> **PROBLEM STATEMENT**
Without the pictures, output the lines of the material from the very first through the one that holds "hits[23] = 5915;".

+++ TASK MATERIAL +++

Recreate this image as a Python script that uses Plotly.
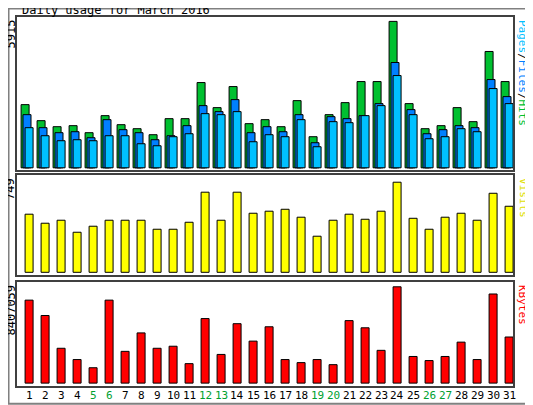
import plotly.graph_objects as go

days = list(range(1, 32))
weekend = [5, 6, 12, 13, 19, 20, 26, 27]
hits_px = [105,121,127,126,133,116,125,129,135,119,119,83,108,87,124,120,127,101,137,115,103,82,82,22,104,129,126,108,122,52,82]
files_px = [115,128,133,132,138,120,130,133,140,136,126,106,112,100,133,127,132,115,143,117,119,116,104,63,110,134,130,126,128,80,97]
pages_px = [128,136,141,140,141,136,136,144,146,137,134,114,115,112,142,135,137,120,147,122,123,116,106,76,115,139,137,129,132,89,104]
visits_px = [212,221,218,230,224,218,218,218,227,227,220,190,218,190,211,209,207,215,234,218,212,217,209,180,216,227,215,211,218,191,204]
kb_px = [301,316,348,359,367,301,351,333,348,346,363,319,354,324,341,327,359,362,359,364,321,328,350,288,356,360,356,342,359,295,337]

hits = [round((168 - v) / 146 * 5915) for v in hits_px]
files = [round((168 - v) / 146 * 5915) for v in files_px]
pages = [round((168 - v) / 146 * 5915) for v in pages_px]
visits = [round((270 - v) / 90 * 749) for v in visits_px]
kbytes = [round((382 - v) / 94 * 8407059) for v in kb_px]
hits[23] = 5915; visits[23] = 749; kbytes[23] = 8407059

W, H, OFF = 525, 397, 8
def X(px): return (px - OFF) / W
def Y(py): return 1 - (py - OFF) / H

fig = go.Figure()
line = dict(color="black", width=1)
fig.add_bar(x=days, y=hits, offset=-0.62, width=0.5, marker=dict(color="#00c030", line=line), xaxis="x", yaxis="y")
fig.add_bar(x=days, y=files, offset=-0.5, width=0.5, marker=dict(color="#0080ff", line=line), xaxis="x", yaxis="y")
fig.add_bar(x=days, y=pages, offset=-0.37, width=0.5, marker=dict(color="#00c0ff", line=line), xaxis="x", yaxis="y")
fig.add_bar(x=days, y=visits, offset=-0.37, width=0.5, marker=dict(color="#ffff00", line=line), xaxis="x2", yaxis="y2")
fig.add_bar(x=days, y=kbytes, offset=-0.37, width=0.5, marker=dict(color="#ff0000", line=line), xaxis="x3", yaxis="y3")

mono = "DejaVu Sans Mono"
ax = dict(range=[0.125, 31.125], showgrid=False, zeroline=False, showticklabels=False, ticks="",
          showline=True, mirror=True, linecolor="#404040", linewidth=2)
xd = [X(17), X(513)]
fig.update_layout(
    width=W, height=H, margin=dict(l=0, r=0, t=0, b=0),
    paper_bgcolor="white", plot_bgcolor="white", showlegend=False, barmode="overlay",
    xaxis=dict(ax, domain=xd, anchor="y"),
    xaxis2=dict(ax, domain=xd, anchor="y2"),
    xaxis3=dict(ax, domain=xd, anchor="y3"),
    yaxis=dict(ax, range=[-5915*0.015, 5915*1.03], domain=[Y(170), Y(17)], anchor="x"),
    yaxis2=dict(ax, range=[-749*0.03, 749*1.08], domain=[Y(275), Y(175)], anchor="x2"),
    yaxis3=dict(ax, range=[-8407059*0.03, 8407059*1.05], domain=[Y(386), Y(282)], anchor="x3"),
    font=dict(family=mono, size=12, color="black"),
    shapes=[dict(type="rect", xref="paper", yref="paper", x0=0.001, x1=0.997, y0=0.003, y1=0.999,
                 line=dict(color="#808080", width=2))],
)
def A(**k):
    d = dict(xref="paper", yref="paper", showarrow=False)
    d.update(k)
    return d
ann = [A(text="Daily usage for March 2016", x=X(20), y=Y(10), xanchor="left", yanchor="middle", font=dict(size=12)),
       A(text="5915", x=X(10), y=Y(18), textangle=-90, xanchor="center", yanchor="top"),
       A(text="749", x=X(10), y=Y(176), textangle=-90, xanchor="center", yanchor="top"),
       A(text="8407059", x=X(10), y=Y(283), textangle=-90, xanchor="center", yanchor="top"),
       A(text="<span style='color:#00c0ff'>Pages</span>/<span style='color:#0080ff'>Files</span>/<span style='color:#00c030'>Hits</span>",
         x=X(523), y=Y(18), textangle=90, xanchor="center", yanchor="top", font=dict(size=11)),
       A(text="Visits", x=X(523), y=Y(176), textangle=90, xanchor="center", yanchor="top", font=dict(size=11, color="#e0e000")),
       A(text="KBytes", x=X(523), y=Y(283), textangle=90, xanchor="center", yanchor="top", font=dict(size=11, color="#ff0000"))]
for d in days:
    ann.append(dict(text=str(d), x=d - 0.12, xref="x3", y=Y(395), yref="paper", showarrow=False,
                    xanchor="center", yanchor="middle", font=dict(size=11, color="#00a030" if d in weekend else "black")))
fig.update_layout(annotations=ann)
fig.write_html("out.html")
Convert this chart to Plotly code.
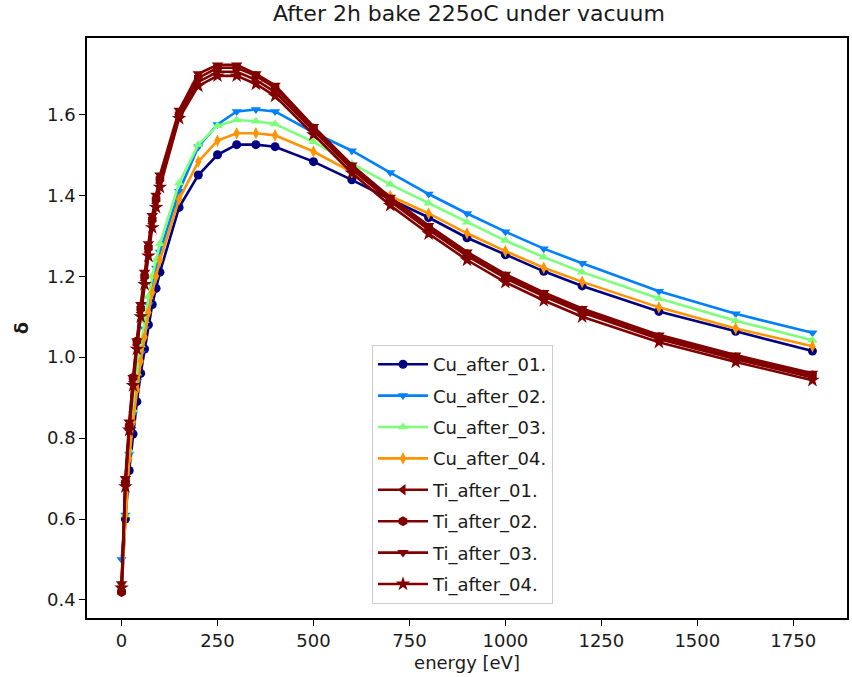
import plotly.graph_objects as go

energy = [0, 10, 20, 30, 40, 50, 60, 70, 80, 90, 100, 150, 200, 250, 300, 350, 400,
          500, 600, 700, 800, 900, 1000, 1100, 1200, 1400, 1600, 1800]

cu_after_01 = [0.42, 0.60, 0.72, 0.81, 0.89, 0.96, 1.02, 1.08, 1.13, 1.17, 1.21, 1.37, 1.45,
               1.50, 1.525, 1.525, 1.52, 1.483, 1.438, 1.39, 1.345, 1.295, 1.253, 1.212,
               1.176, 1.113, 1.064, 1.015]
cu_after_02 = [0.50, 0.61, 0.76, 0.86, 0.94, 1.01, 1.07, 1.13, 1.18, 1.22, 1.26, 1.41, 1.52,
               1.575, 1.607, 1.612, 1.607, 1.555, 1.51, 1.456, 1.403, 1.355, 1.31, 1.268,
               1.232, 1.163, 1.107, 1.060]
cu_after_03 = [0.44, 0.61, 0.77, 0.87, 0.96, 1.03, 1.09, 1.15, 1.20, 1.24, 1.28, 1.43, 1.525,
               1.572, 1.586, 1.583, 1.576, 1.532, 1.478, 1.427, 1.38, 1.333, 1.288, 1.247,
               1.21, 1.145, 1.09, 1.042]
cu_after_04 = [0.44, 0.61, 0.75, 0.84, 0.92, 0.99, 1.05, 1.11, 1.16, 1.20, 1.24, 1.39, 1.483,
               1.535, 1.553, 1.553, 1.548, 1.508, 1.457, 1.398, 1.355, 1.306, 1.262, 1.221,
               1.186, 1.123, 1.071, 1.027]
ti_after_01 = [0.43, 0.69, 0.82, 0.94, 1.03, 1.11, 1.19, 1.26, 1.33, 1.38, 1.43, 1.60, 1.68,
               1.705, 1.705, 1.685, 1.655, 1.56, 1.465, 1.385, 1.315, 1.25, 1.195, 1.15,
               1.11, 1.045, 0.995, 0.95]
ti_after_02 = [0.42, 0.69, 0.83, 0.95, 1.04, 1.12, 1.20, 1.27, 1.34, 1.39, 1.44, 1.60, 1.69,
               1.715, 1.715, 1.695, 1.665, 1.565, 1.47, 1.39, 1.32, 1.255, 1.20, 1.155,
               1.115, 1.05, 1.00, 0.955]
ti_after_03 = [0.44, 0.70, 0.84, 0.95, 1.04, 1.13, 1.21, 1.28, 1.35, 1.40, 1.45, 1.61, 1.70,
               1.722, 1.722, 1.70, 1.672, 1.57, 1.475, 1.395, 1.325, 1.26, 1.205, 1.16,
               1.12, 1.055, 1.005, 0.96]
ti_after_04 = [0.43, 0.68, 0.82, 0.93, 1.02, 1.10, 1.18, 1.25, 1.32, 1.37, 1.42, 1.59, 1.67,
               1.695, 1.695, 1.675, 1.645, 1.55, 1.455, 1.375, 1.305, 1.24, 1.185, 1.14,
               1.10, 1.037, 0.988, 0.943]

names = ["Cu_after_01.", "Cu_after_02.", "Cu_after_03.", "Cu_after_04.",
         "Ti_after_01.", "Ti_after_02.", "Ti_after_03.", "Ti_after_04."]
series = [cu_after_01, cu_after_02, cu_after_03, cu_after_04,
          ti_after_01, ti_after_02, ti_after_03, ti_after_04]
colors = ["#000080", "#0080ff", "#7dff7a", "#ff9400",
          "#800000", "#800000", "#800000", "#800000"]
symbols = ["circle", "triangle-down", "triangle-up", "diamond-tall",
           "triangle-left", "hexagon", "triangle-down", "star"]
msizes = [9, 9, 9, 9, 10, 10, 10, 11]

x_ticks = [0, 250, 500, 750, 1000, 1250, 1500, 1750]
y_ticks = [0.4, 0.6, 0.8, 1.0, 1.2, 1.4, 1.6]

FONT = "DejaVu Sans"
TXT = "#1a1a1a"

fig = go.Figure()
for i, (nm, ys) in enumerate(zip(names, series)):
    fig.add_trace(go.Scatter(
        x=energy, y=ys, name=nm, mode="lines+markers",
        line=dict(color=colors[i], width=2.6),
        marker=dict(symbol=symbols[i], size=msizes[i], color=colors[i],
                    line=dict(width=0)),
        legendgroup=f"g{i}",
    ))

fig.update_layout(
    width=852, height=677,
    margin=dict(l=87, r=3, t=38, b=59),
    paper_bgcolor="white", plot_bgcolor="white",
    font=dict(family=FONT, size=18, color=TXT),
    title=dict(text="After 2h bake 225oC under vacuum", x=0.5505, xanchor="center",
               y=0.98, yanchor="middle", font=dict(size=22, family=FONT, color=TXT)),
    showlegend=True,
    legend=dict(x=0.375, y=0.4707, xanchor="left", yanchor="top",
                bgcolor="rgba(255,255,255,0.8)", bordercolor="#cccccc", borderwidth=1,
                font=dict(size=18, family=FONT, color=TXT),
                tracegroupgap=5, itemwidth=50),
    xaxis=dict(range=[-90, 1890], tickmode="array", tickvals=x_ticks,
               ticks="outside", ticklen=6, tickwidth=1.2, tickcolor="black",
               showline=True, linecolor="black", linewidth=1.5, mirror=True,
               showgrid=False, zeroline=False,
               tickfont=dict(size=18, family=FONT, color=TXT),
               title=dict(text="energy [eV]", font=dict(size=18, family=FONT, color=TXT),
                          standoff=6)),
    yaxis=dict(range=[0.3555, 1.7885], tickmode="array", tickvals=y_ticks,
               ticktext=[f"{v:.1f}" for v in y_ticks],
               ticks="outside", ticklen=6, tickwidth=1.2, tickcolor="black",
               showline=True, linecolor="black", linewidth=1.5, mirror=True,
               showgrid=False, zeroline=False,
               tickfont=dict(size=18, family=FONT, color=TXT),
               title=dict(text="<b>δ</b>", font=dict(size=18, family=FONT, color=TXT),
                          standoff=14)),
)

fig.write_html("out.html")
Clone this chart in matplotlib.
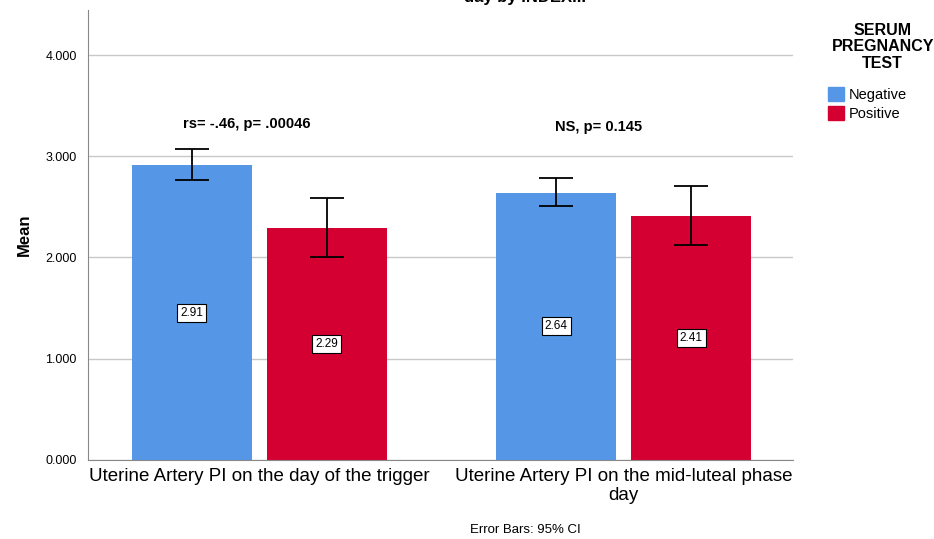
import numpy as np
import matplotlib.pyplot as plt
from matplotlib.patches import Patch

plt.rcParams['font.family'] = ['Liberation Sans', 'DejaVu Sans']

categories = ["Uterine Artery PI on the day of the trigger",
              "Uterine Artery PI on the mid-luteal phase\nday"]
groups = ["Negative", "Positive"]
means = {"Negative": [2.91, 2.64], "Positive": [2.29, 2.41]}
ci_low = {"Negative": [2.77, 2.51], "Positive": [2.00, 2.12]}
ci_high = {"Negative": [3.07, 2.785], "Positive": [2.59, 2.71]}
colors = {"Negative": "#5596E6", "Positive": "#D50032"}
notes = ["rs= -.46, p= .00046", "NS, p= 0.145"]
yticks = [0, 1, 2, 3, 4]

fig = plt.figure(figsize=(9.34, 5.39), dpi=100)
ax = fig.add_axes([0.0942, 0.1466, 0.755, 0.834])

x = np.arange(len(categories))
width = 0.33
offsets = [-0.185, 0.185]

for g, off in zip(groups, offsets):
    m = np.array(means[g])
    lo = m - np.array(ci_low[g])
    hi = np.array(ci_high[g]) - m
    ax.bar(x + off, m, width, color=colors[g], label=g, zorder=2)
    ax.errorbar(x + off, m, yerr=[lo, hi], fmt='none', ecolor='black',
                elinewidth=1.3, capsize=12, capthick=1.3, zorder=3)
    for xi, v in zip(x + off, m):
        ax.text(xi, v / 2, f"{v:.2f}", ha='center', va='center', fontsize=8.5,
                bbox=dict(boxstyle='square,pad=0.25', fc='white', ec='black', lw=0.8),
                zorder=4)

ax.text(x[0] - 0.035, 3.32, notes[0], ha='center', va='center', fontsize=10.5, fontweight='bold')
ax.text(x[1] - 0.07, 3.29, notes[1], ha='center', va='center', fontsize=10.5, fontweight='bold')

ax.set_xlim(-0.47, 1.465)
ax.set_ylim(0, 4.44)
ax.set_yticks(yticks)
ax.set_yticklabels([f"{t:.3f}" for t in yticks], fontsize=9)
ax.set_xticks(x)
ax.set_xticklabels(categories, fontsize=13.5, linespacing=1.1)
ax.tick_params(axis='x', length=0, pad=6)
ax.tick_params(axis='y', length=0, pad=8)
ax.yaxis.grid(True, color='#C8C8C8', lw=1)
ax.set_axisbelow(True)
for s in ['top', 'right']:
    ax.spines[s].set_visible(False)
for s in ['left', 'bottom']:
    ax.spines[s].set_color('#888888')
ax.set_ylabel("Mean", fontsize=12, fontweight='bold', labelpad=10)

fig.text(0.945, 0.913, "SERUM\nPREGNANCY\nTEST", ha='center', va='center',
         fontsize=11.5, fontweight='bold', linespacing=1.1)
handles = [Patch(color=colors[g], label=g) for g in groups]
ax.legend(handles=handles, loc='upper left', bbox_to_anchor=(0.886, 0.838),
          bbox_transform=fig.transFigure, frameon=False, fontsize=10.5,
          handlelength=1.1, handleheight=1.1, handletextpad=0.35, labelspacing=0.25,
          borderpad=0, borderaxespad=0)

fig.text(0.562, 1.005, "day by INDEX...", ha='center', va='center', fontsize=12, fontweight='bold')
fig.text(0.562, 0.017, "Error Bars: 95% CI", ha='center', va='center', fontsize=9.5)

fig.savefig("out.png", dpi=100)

+++

> **ANSWER TO THIS PROBLEM**
Recreate this image as a Python script that uses Plotly.
import plotly.graph_objects as go

days = list(range(1, 32))
weekend = [5, 6, 12, 13, 19, 20, 26, 27]
hits_px = [105,121,127,126,133,116,125,129,135,119,119,83,108,87,124,120,127,101,137,115,103,82,82,22,104,129,126,108,122,52,82]
files_px = [115,128,133,132,138,120,130,133,140,136,126,106,112,100,133,127,132,115,143,117,119,116,104,63,110,134,130,126,128,80,97]
pages_px = [128,136,141,140,141,136,136,144,146,137,134,114,115,112,142,135,137,120,147,122,123,116,106,76,115,139,137,129,132,89,104]
visits_px = [212,221,218,230,224,218,218,218,227,227,220,190,218,190,211,209,207,215,234,218,212,217,209,180,216,227,215,211,218,191,204]
kb_px = [301,316,348,359,367,301,351,333,348,346,363,319,354,324,341,327,359,362,359,364,321,328,350,288,356,360,356,342,359,295,337]

hits = [round((168 - v) / 146 * 5915) for v in hits_px]
files = [round((168 - v) / 146 * 5915) for v in files_px]
pages = [round((168 - v) / 146 * 5915) for v in pages_px]
visits = [round((270 - v) / 90 * 749) for v in visits_px]
kbytes = [round((382 - v) / 94 * 8407059) for v in kb_px]
hits[23] = 5915; visits[23] = 749; kbytes[23] = 8407059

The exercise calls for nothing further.